** Begin Exercise data **

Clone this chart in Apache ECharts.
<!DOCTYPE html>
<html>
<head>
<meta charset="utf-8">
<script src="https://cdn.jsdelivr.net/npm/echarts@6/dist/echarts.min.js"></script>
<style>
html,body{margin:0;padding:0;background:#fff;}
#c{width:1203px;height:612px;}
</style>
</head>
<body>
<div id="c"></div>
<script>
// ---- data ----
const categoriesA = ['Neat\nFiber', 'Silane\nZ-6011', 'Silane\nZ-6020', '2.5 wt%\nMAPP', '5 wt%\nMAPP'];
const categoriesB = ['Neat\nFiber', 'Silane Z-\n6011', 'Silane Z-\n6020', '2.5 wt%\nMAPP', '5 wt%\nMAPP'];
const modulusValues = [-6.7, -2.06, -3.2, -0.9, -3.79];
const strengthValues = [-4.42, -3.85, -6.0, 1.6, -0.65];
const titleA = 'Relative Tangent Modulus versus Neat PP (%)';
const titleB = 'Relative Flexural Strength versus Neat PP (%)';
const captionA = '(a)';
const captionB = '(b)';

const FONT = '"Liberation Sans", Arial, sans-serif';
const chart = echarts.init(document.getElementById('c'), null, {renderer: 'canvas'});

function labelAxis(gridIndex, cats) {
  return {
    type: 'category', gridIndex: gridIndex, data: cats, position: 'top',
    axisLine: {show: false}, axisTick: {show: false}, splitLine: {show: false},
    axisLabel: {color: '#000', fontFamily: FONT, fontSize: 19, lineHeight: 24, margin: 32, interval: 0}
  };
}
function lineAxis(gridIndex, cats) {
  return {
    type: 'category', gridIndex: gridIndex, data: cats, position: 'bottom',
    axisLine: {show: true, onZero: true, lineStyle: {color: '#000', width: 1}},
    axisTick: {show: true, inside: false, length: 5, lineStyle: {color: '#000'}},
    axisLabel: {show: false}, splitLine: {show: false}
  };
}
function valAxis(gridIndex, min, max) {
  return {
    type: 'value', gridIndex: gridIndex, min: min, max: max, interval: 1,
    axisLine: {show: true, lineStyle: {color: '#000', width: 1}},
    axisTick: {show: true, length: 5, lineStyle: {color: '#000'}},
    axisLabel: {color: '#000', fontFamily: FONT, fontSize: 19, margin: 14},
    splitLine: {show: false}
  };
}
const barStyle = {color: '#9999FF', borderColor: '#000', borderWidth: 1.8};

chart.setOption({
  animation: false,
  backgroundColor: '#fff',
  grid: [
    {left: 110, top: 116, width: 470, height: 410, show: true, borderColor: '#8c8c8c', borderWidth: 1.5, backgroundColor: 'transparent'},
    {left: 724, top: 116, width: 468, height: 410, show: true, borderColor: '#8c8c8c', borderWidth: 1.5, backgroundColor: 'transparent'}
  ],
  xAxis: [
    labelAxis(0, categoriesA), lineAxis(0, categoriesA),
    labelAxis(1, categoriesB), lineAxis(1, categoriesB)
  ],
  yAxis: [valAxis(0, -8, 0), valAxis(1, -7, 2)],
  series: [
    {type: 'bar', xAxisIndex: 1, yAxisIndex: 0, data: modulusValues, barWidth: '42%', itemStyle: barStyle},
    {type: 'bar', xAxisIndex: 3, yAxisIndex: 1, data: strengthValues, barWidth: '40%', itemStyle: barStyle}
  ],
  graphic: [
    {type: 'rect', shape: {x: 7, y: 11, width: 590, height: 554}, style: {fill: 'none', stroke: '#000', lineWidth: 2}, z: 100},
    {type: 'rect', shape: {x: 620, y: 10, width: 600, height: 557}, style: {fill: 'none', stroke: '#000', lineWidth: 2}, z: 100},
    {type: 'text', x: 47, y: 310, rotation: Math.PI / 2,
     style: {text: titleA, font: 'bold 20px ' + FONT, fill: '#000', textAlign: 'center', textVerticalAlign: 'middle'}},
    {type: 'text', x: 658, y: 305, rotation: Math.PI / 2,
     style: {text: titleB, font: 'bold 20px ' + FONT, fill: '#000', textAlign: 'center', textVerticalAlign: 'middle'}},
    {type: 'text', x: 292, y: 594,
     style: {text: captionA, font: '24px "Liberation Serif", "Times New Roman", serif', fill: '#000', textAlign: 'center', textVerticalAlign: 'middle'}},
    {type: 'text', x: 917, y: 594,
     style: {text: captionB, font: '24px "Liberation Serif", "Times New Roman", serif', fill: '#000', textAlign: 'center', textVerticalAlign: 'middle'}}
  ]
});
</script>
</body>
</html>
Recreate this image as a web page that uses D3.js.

** End Exercise data **

▶ Given exercise:
Write out every line exactly as it stands.

▶ Full answer:
Clone this chart in Apache ECharts.
<!DOCTYPE html>
<html>
<head>
<meta charset="utf-8">
<script src="https://cdn.jsdelivr.net/npm/echarts@6/dist/echarts.min.js"></script>
<style>
html,body{margin:0;padding:0;background:#fff;}
#c{width:1203px;height:612px;}
</style>
</head>
<body>
<div id="c"></div>
<script>
// ---- data ----
const categoriesA = ['Neat\nFiber', 'Silane\nZ-6011', 'Silane\nZ-6020', '2.5 wt%\nMAPP', '5 wt%\nMAPP'];
const categoriesB = ['Neat\nFiber', 'Silane Z-\n6011', 'Silane Z-\n6020', '2.5 wt%\nMAPP', '5 wt%\nMAPP'];
const modulusValues = [-6.7, -2.06, -3.2, -0.9, -3.79];
const strengthValues = [-4.42, -3.85, -6.0, 1.6, -0.65];
const titleA = 'Relative Tangent Modulus versus Neat PP (%)';
const titleB = 'Relative Flexural Strength versus Neat PP (%)';
const captionA = '(a)';
const captionB = '(b)';

const FONT = '"Liberation Sans", Arial, sans-serif';
const chart = echarts.init(document.getElementById('c'), null, {renderer: 'canvas'});

function labelAxis(gridIndex, cats) {
  return {
    type: 'category', gridIndex: gridIndex, data: cats, position: 'top',
    axisLine: {show: false}, axisTick: {show: false}, splitLine: {show: false},
    axisLabel: {color: '#000', fontFamily: FONT, fontSize: 19, lineHeight: 24, margin: 32, interval: 0}
  };
}
function lineAxis(gridIndex, cats) {
  return {
    type: 'category', gridIndex: gridIndex, data: cats, position: 'bottom',
    axisLine: {show: true, onZero: true, lineStyle: {color: '#000', width: 1}},
    axisTick: {show: true, inside: false, length: 5, lineStyle: {color: '#000'}},
    axisLabel: {show: false}, splitLine: {show: false}
  };
}
function valAxis(gridIndex, min, max) {
  return {
    type: 'value', gridIndex: gridIndex, min: min, max: max, interval: 1,
    axisLine: {show: true, lineStyle: {color: '#000', width: 1}},
    axisTick: {show: true, length: 5, lineStyle: {color: '#000'}},
    axisLabel: {color: '#000', fontFamily: FONT, fontSize: 19, margin: 14},
    splitLine: {show: false}
  };
}
const barStyle = {color: '#9999FF', borderColor: '#000', borderWidth: 1.8};

chart.setOption({
  animation: false,
  backgroundColor: '#fff',
  grid: [
    {left: 110, top: 116, width: 470, height: 410, show: true, borderColor: '#8c8c8c', borderWidth: 1.5, backgroundColor: 'transparent'},
    {left: 724, top: 116, width: 468, height: 410, show: true, borderColor: '#8c8c8c', borderWidth: 1.5, backgroundColor: 'transparent'}
  ],
  xAxis: [
    labelAxis(0, categoriesA), lineAxis(0, categoriesA),
    labelAxis(1, categoriesB), lineAxis(1, categoriesB)
  ],
  yAxis: [valAxis(0, -8, 0), valAxis(1, -7, 2)],
  series: [
    {type: 'bar', xAxisIndex: 1, yAxisIndex: 0, data: modulusValues, barWidth: '42%', itemStyle: barStyle},
    {type: 'bar', xAxisIndex: 3, yAxisIndex: 1, data: strengthValues, barWidth: '40%', itemStyle: barStyle}
  ],
  graphic: [
    {type: 'rect', shape: {x: 7, y: 11, width: 590, height: 554}, style: {fill: 'none', stroke: '#000', lineWidth: 2}, z: 100},
    {type: 'rect', shape: {x: 620, y: 10, width: 600, height: 557}, style: {fill: 'none', stroke: '#000', lineWidth: 2}, z: 100},
    {type: 'text', x: 47, y: 310, rotation: Math.PI / 2,
     style: {text: titleA, font: 'bold 20px ' + FONT, fill: '#000', textAlign: 'center', textVerticalAlign: 'middle'}},
    {type: 'text', x: 658, y: 305, rotation: Math.PI / 2,
     style: {text: titleB, font: 'bold 20px ' + FONT, fill: '#000', textAlign: 'center', textVerticalAlign: 'middle'}},
    {type: 'text', x: 292, y: 594,
     style: {text: captionA, font: '24px "Liberation Serif", "Times New Roman", serif', fill: '#000', textAlign: 'center', textVerticalAlign: 'middle'}},
    {type: 'text', x: 917, y: 594,
     style: {text: captionB, font: '24px "Liberation Serif", "Times New Roman", serif', fill: '#000', textAlign: 'center', textVerticalAlign: 'middle'}}
  ]
});
</script>
</body>
</html>
Recreate this image as a web page that uses D3.js.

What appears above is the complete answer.